How Things Work: OpenCL

OpenCL is an emerging standard for taking advantage of the varied processors available on most computers today. This can be seen as a product of efforts being undertaken, particularly by scientists working with large datasets, to leverage the common PC for difficult calculations.

Gamers are one reason that PCs have so much computational power today. The task of providing millions of high-precision, shaded pixels to the screen tens of times per second is challenging to any hardware, particularly the CPU, which historically operates on one piece of data at a time. Specialized pieces of hardware called video cards were developed to meet this processing need. The appetite for realism has driven development of video cards’ capabilities and gross computing power, and now they can be viewed as processors streamlined to handle large volumes of data easily. The result is that in all desktops and most laptops on the market, there are two or more high-performance processors available, which are optimized for different kinds of work. For example, the CPU is designed for general purposes and system management. The modern video card, or GPU as it is sometimes called, is designed to perform a large number of high-precision calculations at a time. These devices have completely different interfaces: It is not possible today to write a piece of code that will run on either device.

OpenCL is able to harness all of the processors in a system, both general and specialized, in a way that lets the programmer abstract away from the specifics of the hardware. So now code can be written that will execute on whatever processor is available. The structure of an OpenCL task is a chunk of data paired with a piece of code written in a low-level but portable language. The code is applied to every datum, and this occurs in parallel to whatever degree possible. In scheduling tasks, the platform views the host as a collection of computing devices, each with certain capabilities (such as high parallelism) and limitations (such as precision). For example, the CPU is not as good as the GPU at doing a lot of floating–point operations quickly, but it can usually access a much larger amount of memory than the GPU. At run time, OpenCL decides according to capabilities and availability how to split up a task over the available computing devices, scheduling a segment of the task to each device.

As an example, we will consider an n-body simulation — tracking the position of n physical bodies according to the gravitational forces they exert on each other. One implementation may, for each time step t, store in a separate data structure each body’s new position and velocity (as a function of the gravitational constant, the current position and velocity of the body, the position of every other body, and the amount of time elapsed), and then copy over.
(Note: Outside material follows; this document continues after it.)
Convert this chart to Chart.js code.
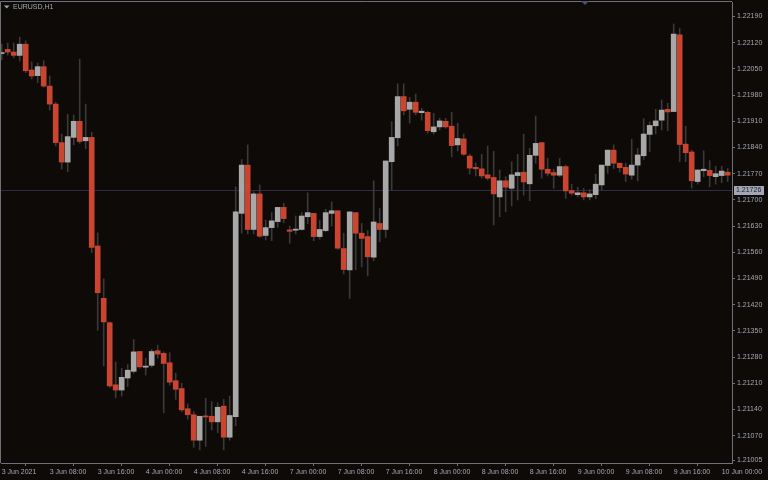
<!DOCTYPE html>
<html>
<head>
<meta charset="utf-8">
<script src="https://cdn.jsdelivr.net/npm/chart.js@4.4.0/dist/chart.umd.min.js"></script>
<style>
  html, body { margin: 0; padding: 0; background: #0d0a08; }
  #wrap { width: 768px; height: 480px; }
</style>
</head>
<body>
<div id="wrap"><canvas id="chart" width="768" height="480"></canvas></div>
<script>
// EURUSD H1, one entry per bar (3 Jun 2021 00:00 onwards)
const opens = [
  1.22091, 1.22102, 1.22095, 1.22086, 1.22116, 1.22047, 1.22032, 1.22056, 1.22004, 1.21956,
  1.21853, 1.21801, 1.21867, 1.21910, 1.21858, 1.21867, 1.21577, 1.21437, 1.21372, 1.21206,
  1.21192, 1.21224, 1.21242, 1.21295, 1.21253, 1.21258, 1.21297, 1.21290, 1.21265, 1.21217,
  1.21196, 1.21142, 1.21126, 1.21058, 1.21123, 1.21122, 1.21107, 1.21149, 1.21066, 1.21121,
  1.21664, 1.21793, 1.21621, 1.21716, 1.21605, 1.21626, 1.21642, 1.21680, 1.21620, 1.21619,
  1.21621, 1.21655, 1.21664, 1.21602, 1.21618, 1.21664, 1.21671, 1.21570, 1.21513, 1.21666,
  1.21611, 1.21602, 1.21547, 1.21637, 1.21621, 1.21802, 1.21866, 1.21976, 1.21942, 1.21961,
  1.21933, 1.21934, 1.21882, 1.21895, 1.21910, 1.21897, 1.21847, 1.21863, 1.21817, 1.21787,
  1.21783, 1.21767, 1.21760, 1.21708, 1.21751, 1.21731, 1.21765, 1.21774, 1.21743, 1.21819,
  1.21853, 1.21782, 1.21773, 1.21766, 1.21789, 1.21725, 1.21714, 1.21719, 1.21708, 1.21714,
  1.21740, 1.21792, 1.21833, 1.21798, 1.21787, 1.21766, 1.21793, 1.21818, 1.21875, 1.21898,
  1.21913, 1.21942, 1.21936, 1.22141, 1.21849, 1.21828, 1.21749, 1.21778, 1.21779, 1.21762,
  1.21765, 1.21774
];
const highs = [
  1.22116, 1.22119, 1.22119, 1.22135, 1.22125, 1.22069, 1.22066, 1.22072, 1.22031, 1.21961,
  1.21876, 1.21929, 1.21927, 1.22076, 1.21956, 1.21881, 1.21612, 1.21489, 1.21374, 1.21267,
  1.21250, 1.21260, 1.21327, 1.21295, 1.21277, 1.21301, 1.21312, 1.21294, 1.21292, 1.21237,
  1.21210, 1.21155, 1.21134, 1.21122, 1.21170, 1.21161, 1.21158, 1.21167, 1.21176, 1.21735,
  1.21808, 1.21847, 1.21722, 1.21740, 1.21646, 1.21666, 1.21680, 1.21691, 1.21630, 1.21657,
  1.21666, 1.21719, 1.21664, 1.21646, 1.21675, 1.21695, 1.21671, 1.21611, 1.21668, 1.21666,
  1.21637, 1.21618, 1.21751, 1.21677, 1.21804, 1.21909, 1.22010, 1.22010, 1.21974, 1.21983,
  1.21945, 1.21937, 1.21931, 1.21918, 1.21918, 1.21934, 1.21905, 1.21876, 1.21822, 1.21799,
  1.21822, 1.21844, 1.21830, 1.21780, 1.21762, 1.21802, 1.21822, 1.21876, 1.21838, 1.21924,
  1.21853, 1.21811, 1.21782, 1.21811, 1.21793, 1.21742, 1.21734, 1.21731, 1.21728, 1.21769,
  1.21793, 1.21833, 1.21847, 1.21799, 1.21798, 1.21862, 1.21838, 1.21917, 1.21908, 1.21942,
  1.21967, 1.21958, 1.22170, 1.22158, 1.21897, 1.21833, 1.21780, 1.21831, 1.21805, 1.21790,
  1.21790, 1.21784
];
const lows = [
  1.22074, 1.22087, 1.22079, 1.22071, 1.22040, 1.22023, 1.22013, 1.22001, 1.21940, 1.21844,
  1.21782, 1.21775, 1.21847, 1.21851, 1.21837, 1.21559, 1.21352, 1.21256, 1.21199, 1.21171,
  1.21176, 1.21201, 1.21237, 1.21250, 1.21232, 1.21253, 1.21277, 1.21131, 1.21205, 1.21167,
  1.21134, 1.21114, 1.21039, 1.21032, 1.21042, 1.21085, 1.21078, 1.21032, 1.21058, 1.21096,
  1.21611, 1.21609, 1.21609, 1.21600, 1.21593, 1.21591, 1.21627, 1.21639, 1.21584, 1.21609,
  1.21619, 1.21636, 1.21591, 1.21595, 1.21615, 1.21630, 1.21568, 1.21502, 1.21437, 1.21513,
  1.21521, 1.21497, 1.21537, 1.21588, 1.21600, 1.21726, 1.21844, 1.21927, 1.21905, 1.21927,
  1.21913, 1.21878, 1.21876, 1.21887, 1.21891, 1.21815, 1.21831, 1.21819, 1.21769, 1.21764,
  1.21758, 1.21753, 1.21633, 1.21655, 1.21668, 1.21684, 1.21700, 1.21713, 1.21698, 1.21798,
  1.21758, 1.21764, 1.21731, 1.21762, 1.21704, 1.21713, 1.21708, 1.21700, 1.21700, 1.21703,
  1.21726, 1.21771, 1.21784, 1.21775, 1.21749, 1.21755, 1.21751, 1.21808, 1.21829, 1.21876,
  1.21887, 1.21885, 1.21936, 1.21802, 1.21802, 1.21731, 1.21742, 1.21762, 1.21735, 1.21742,
  1.21746, 1.21749
];
const closes = [
  1.22092, 1.22095, 1.22086, 1.22116, 1.22045, 1.22031, 1.22056, 1.22004, 1.21956, 1.21853,
  1.21801, 1.21869, 1.21910, 1.21856, 1.21867, 1.21573, 1.21452, 1.21374, 1.21203, 1.21192,
  1.21226, 1.21245, 1.21294, 1.21254, 1.21256, 1.21295, 1.21288, 1.21263, 1.21213, 1.21194,
  1.21139, 1.21126, 1.21058, 1.21122, 1.21120, 1.21107, 1.21146, 1.21066, 1.21124, 1.21668,
  1.21793, 1.21621, 1.21716, 1.21603, 1.21626, 1.21644, 1.21680, 1.21650, 1.21616, 1.21622,
  1.21657, 1.21666, 1.21602, 1.21621, 1.21666, 1.21671, 1.21571, 1.21514, 1.21668, 1.21611,
  1.21597, 1.21548, 1.21641, 1.21621, 1.21804, 1.21867, 1.21976, 1.21938, 1.21961, 1.21934,
  1.21937, 1.21885, 1.21895, 1.21911, 1.21895, 1.21845, 1.21864, 1.21822, 1.21785, 1.21783,
  1.21764, 1.21758, 1.21716, 1.21751, 1.21734, 1.21767, 1.21773, 1.21748, 1.21819, 1.21851,
  1.21782, 1.21771, 1.21766, 1.21789, 1.21724, 1.21718, 1.21719, 1.21708, 1.21716, 1.21742,
  1.21793, 1.21833, 1.21798, 1.21786, 1.21769, 1.21793, 1.21820, 1.21876, 1.21899, 1.21911,
  1.21940, 1.21935, 1.22143, 1.21848, 1.21826, 1.21751, 1.21780, 1.21782, 1.21765, 1.21770,
  1.21777, 1.21766
];

// axis labels
const priceTicks = [1.22190, 1.22120, 1.22050, 1.21980, 1.21910, 1.21840, 1.21770, 1.21700,
  1.21630, 1.21560, 1.21490, 1.21420, 1.21350, 1.21280, 1.21210, 1.21140, 1.21070, 1.21005];
const timeTickBars = [0, 8, 16, 24, 32, 40, 48, 56, 64, 72, 80, 88, 96, 104, 112, 120];
const timeTickLabels = ['3 Jun 2021', '3 Jun 08:00', '3 Jun 16:00', '4 Jun 00:00', '4 Jun 08:00',
  '4 Jun 16:00', '7 Jun 00:00', '7 Jun 08:00', '7 Jun 16:00', '8 Jun 00:00', '8 Jun 08:00',
  '8 Jun 16:00', '9 Jun 00:00', '9 Jun 08:00', '9 Jun 16:00', '10 Jun 00:00'];
const symbolTitle = 'EURUSD,H1';
const bidPrice = 1.21726;

const BG = '#0d0a08';
const AXIS = '#6e717a';
const TEXT = '#a3a8b4';
const BULL = '#a8a8a8';
const BEAR = '#c9452f';
const WICK = '#3a3a3a';
const FONT = { family: 'Liberation Sans', size: 7 };

const bodies = opens.map((o, i) => ({ x: i, y: [o, closes[i]] }));
const wicks = lows.map((l, i) => ({ x: i, y: [l, highs[i]] }));
const bodyColors = opens.map((o, i) => closes[i] >= o ? BULL : BEAR);

// no automatic label padding, the plot area is placed by hand
function noPad(s) {
  s.paddingTop = 0;
  s.paddingBottom = 0;
  s.paddingLeft = 0;
  s.paddingRight = 0;
}

const mtDecor = {
  id: 'mtDecor',
  beforeDraw(chart) {
    const ctx = chart.ctx;
    ctx.save();
    ctx.fillStyle = BG;
    ctx.fillRect(0, 0, chart.width, chart.height);
    ctx.restore();
  },
  beforeDatasetsDraw(chart) {
    const ctx = chart.ctx;
    const a = chart.chartArea;
    const y = Math.round(chart.scales.y.getPixelForValue(bidPrice)) + 0.5;
    ctx.save();
    ctx.strokeStyle = '#2c2b48';
    ctx.lineWidth = 1;
    ctx.beginPath();
    ctx.moveTo(a.left, y);
    ctx.lineTo(a.right, y);
    ctx.stroke();
    ctx.restore();
  },
  afterDraw(chart) {
    const ctx = chart.ctx;
    const a = chart.chartArea;
    ctx.save();
    // frame top / left
    ctx.strokeStyle = AXIS;
    ctx.lineWidth = 1;
    ctx.beginPath();
    ctx.moveTo(a.left - 0.5, a.bottom);
    ctx.lineTo(a.left - 0.5, a.top - 0.5);
    ctx.lineTo(a.right, a.top - 0.5);
    ctx.stroke();

    // symbol title
    ctx.fillStyle = TEXT;
    ctx.beginPath();
    ctx.moveTo(4, 5.5);
    ctx.lineTo(9.5, 5.5);
    ctx.lineTo(6.75, 8.5);
    ctx.closePath();
    ctx.fill();
    ctx.font = '7px "Liberation Sans"';
    ctx.textBaseline = 'middle';
    ctx.textAlign = 'left';
    ctx.fillText(symbolTitle, 13, 7.5);

    // small shift marker at the top
    ctx.fillStyle = '#4a5070';
    ctx.beginPath();
    ctx.moveTo(581, 1);
    ctx.lineTo(589, 1);
    ctx.lineTo(585, 5);
    ctx.closePath();
    ctx.fill();

    // bid price label
    const y = Math.round(chart.scales.y.getPixelForValue(bidPrice));
    ctx.fillStyle = '#a2a6b4';
    ctx.fillRect(a.right + 2, y - 4, 30, 9);
    ctx.fillStyle = '#22242e';
    ctx.fillText(bidPrice.toFixed(5), a.right + 4, y + 0.5);
    ctx.restore();
  }
};

new Chart(document.getElementById('chart'), {
  type: 'bar',
  data: {
    datasets: [
      { data: bodies, backgroundColor: bodyColors, barThickness: 5, minBarLength: 1, grouped: false, order: 0 },
      { data: wicks, backgroundColor: WICK, barThickness: 1, grouped: false, order: 1 }
    ]
  },
  options: {
    responsive: false,
    animation: false,
    devicePixelRatio: 1,
    layout: { padding: { top: 2, left: 1, right: 0, bottom: 0 } },
    plugins: { legend: { display: false }, tooltip: { enabled: false } },
    scales: {
      x: {
        type: 'linear',
        min: -0.117,
        max: 121.72,
        offset: false,
        grid: { drawOnChartArea: false, drawTicks: true, tickLength: 3, color: AXIS },
        border: { display: true, color: AXIS },
        ticks: {
          color: TEXT, font: FONT, padding: 2, align: 'start',
          maxRotation: 0, autoSkip: false,
          callback: v => timeTickLabels[timeTickBars.indexOf(v)]
        },
        afterBuildTicks: s => { s.ticks = timeTickBars.map(v => ({ value: v })); },
        afterFit: s => { s.height = 17; noPad(s); }
      },
      y: {
        position: 'right',
        min: 1.209971,
        max: 1.222287,
        grid: { drawOnChartArea: false, drawTicks: true, tickLength: 3, color: AXIS },
        border: { display: true, color: AXIS },
        ticks: {
          color: TEXT, font: FONT, padding: 2, autoSkip: false,
          callback: v => v.toFixed(5)
        },
        afterBuildTicks: s => { s.ticks = priceTicks.map(v => ({ value: v })); },
        afterFit: s => { s.width = 36; noPad(s); }
      }
    }
  },
  plugins: [mtDecor]
});
</script>
</body>
</html>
This is very amenable to parallelization — in fact, the update to a body’s position and velocity can be computed independently of all other updates for each time step.

The equivalent in OpenCL may proceed in this manner: First, a list is created containing the position information of each body. A kernel, which is responsible for managing communication between hardware and software, uses this to compute the distance between all possible pairs of bodies. Then, another list loads containing the mass of each body. The kernel uses the list of masses with the distances between each pair computed earlier to calculate the force exerted on any of the bodies by any of the other bodies. Fianlly, the kernel uses the position, mass, volocity, and force information to find the new position of each body at the next time step.
Further details of how OpenCL is used can be found in Aaftab Munshi’s presentation “OpenCL: Parallel Computing on the GPU and CPU,” given at SIGGRAPH 2008, a popular conference for computer graphics research (http://s08.idav.ucdavis.edu/munshi-opencl.pdf.)

The upshot of all this is that when you have a data-intensive problem that would benefit greatly from parallelism, OpenCL aims to provide a way to write a solution that will run on whatever parallel computing resources are available on the machine.